Del “sin sentido de la política” transitamos a una “política del sin sentido”. El gobierno jugó todas sus cartas en el proceso constituyente. Debió incurrir en intervencionismo electoral a título de “campaña informativa” y suspender su proyecto político inmediato con el objeto de esperar que el triunfo del apruebo generara las condiciones para la transformación. Derrotado el apruebo, no hay proyecto. Victorioso el rechazo, tampoco hay proyecto. El gobierno solo administra la crisis y delega la facultad de sanear la misma a aquellos que se encargaron de gestarla y consolidarla: el senado y los partidos políticos (con un 10% y 4% de confianza según la última encuesta CEP). Al ser el rechazo una opción sin programa, solo podemos dilucidar que el país no estaba conforme con el proyecto constitucional, pero desconocemos cuáles son sus anhelos específicos. Se afirma que el electorado sentenció que “Chile quiere una nueva constitución, pero una buena constitución que nos una como país”. Pero, ¿qué es exactamente una buena constitución? ¿Cuál es el proyecto de país de esta “buena constitución”? ¿Quién estará a cargo de este nuevo devenir de paz y unión fraternal? La respuesta a estas interrogantes no puede ser más que meras especulaciones. Algunos hablan del triunfo ideológico de los 30 años. Otros afirman que se trata de un triunfo de quienes desean cambios, pero de forma moderada y respetando las tradiciones republicanas. Pero lo cierto, es que el rechazo no tiene identidad univoca. No es proyecto ni defensa de un modelo específico, sino mera negación. Nuestra política es absurda. Albert Camus entendía el absurdísimo como “aquella confrontación desesperada entre la interrogación humana y el silencio del mundo”. Ante un país preñado de incertidumbre, solo resuena el silencio. Nuevamente, no hay respuesta al malestar.
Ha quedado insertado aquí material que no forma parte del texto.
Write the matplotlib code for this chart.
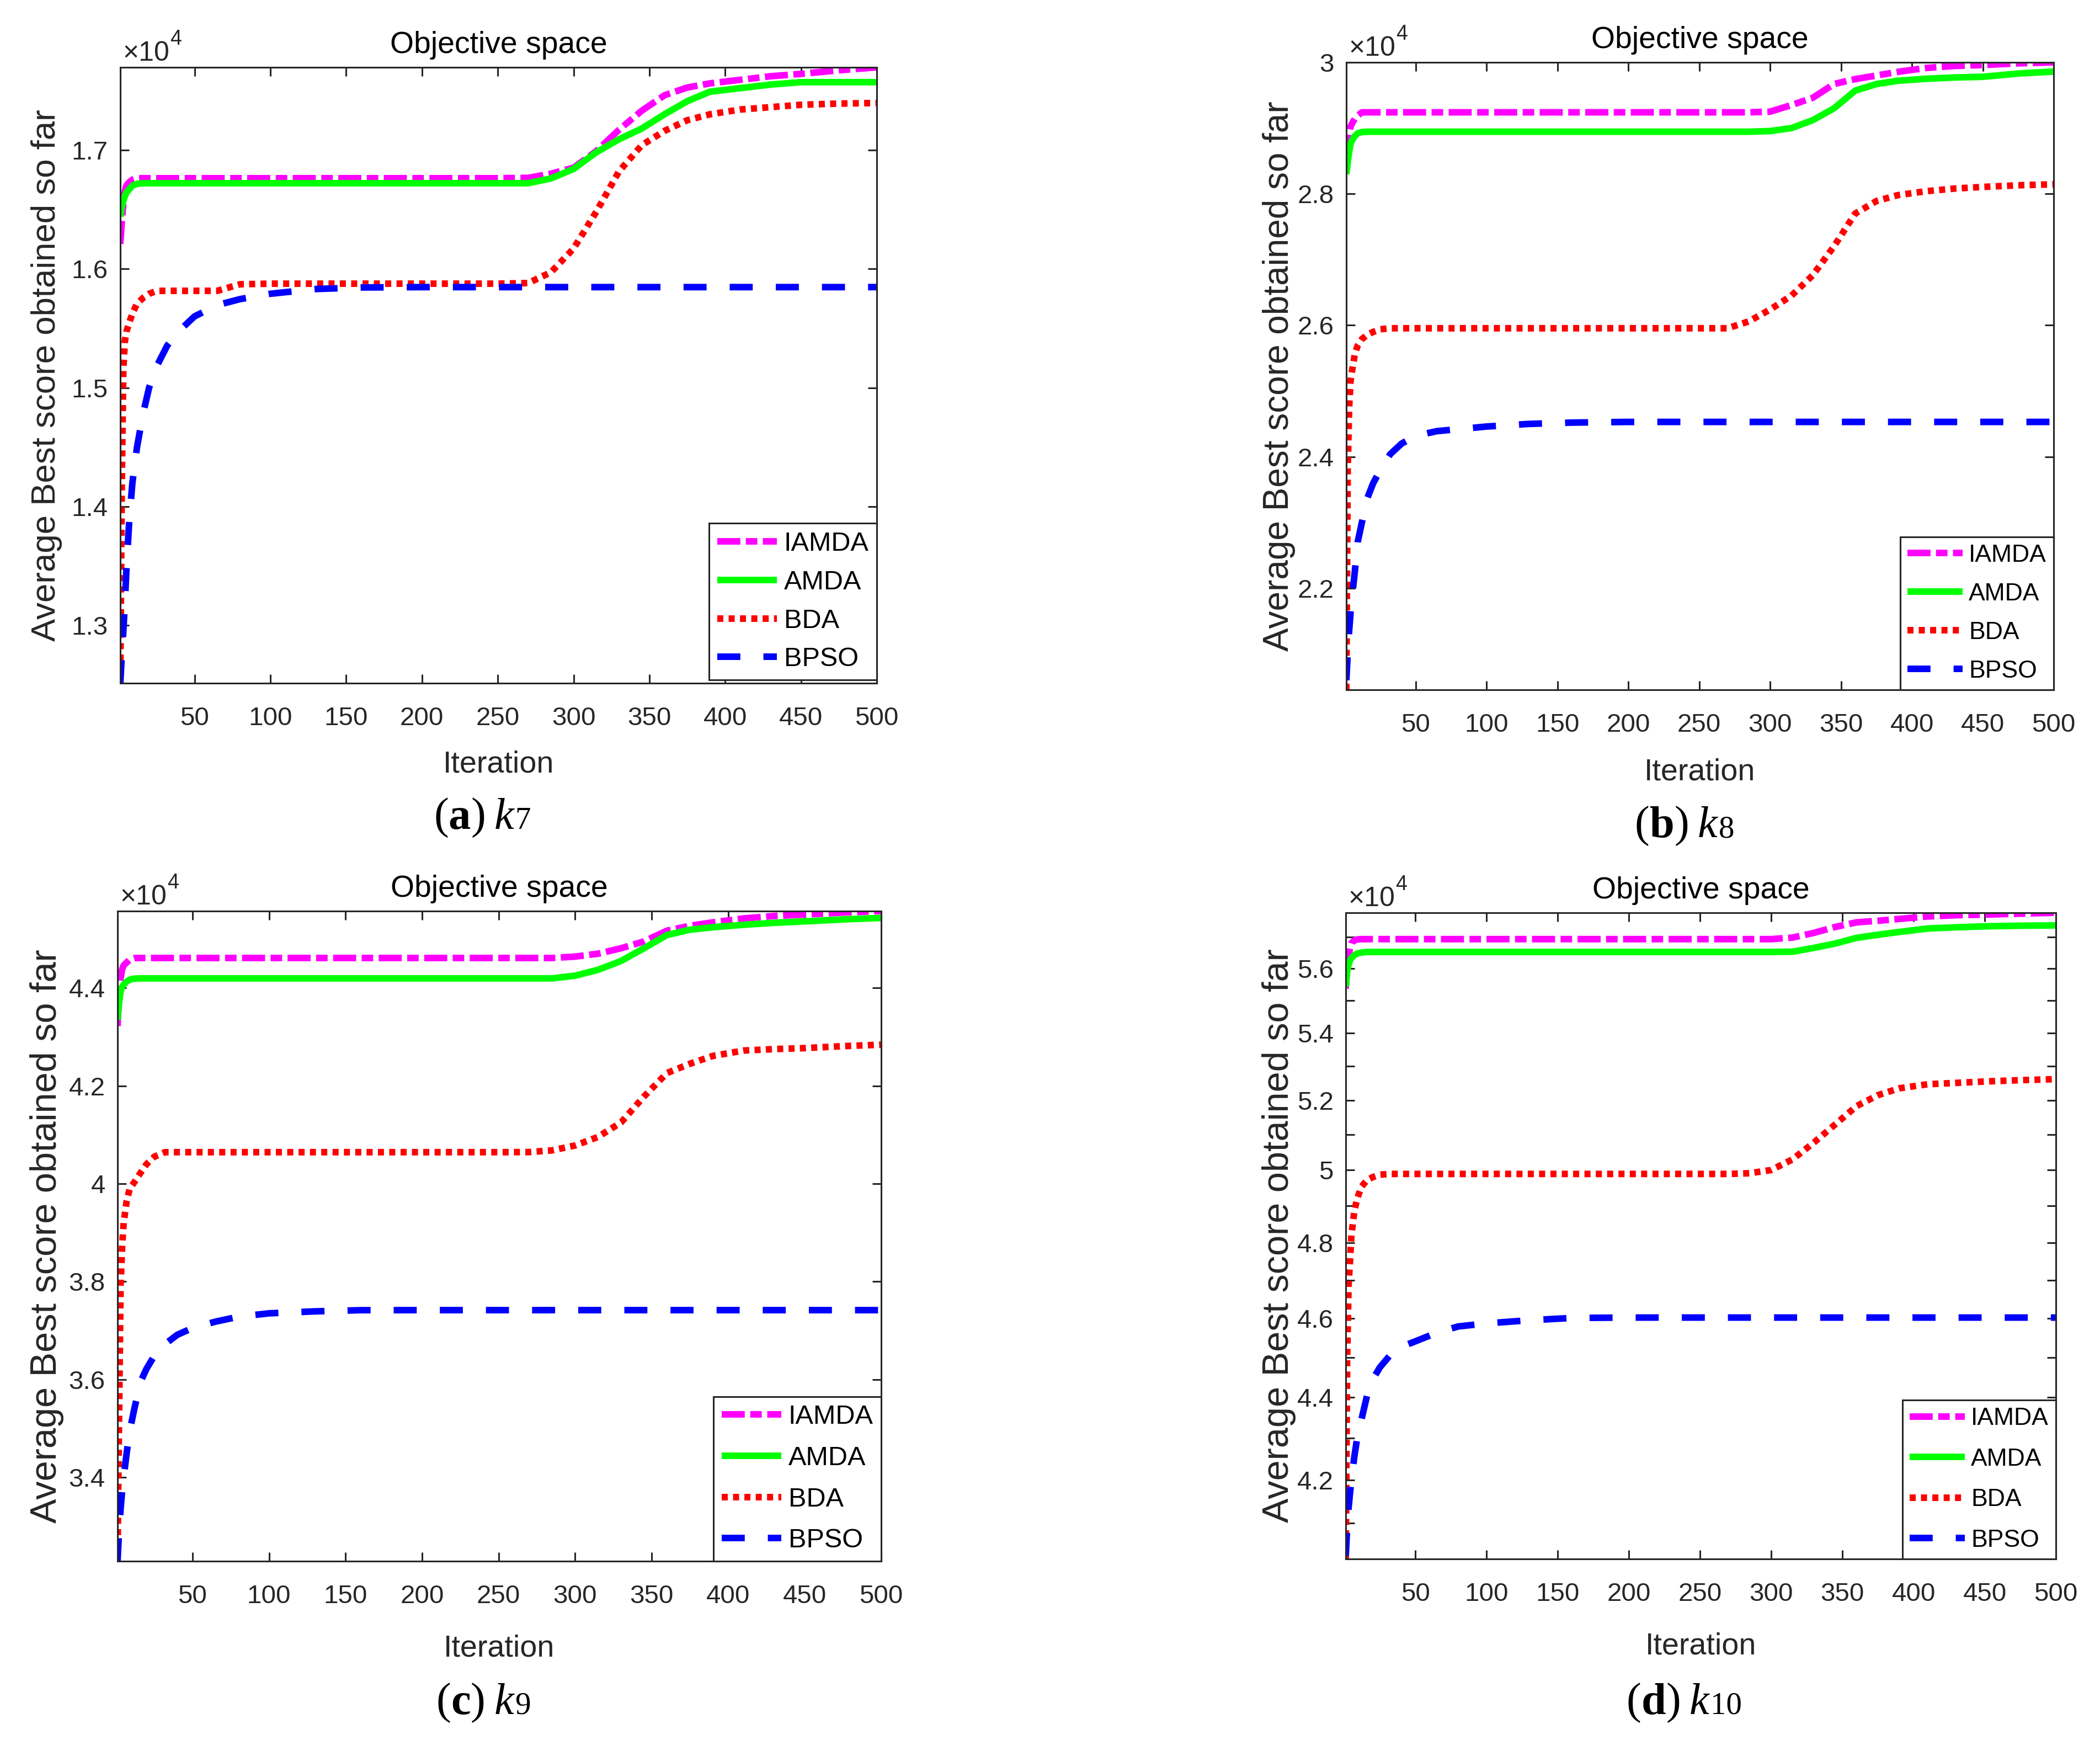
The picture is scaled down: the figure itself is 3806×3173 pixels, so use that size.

Mientras la derecha se enfrasca en su vendetta legislativa y el gobierno se hunde en la misma intrascendencia del otrora presidente Piñera, cediendo su programa y reprimiendo a los estudiantes, los desposeídos seguirán habitando en este abismo nihilista, donde los triunfos electorales solo representan -como decía Borges- un “simple abuso de estadística”. Jamás la frase “¿para qué votar si mañana me tengo que levantar a trabajar igual?” había sido más pertinente. Esta es la “política del sin sentido”, en que, si quitas un proyecto, se muere un país, pero si se lo dejas, lo matas.
Este escenario no puede sino hacernos recordar la frase del gran Antonio Gramsci “El viejo mundo se muere. El nuevo tarda en aparecer, y en ese claroscuro, surgen los monstruos”. Los monstruos aun no rugen, pero ya respiran.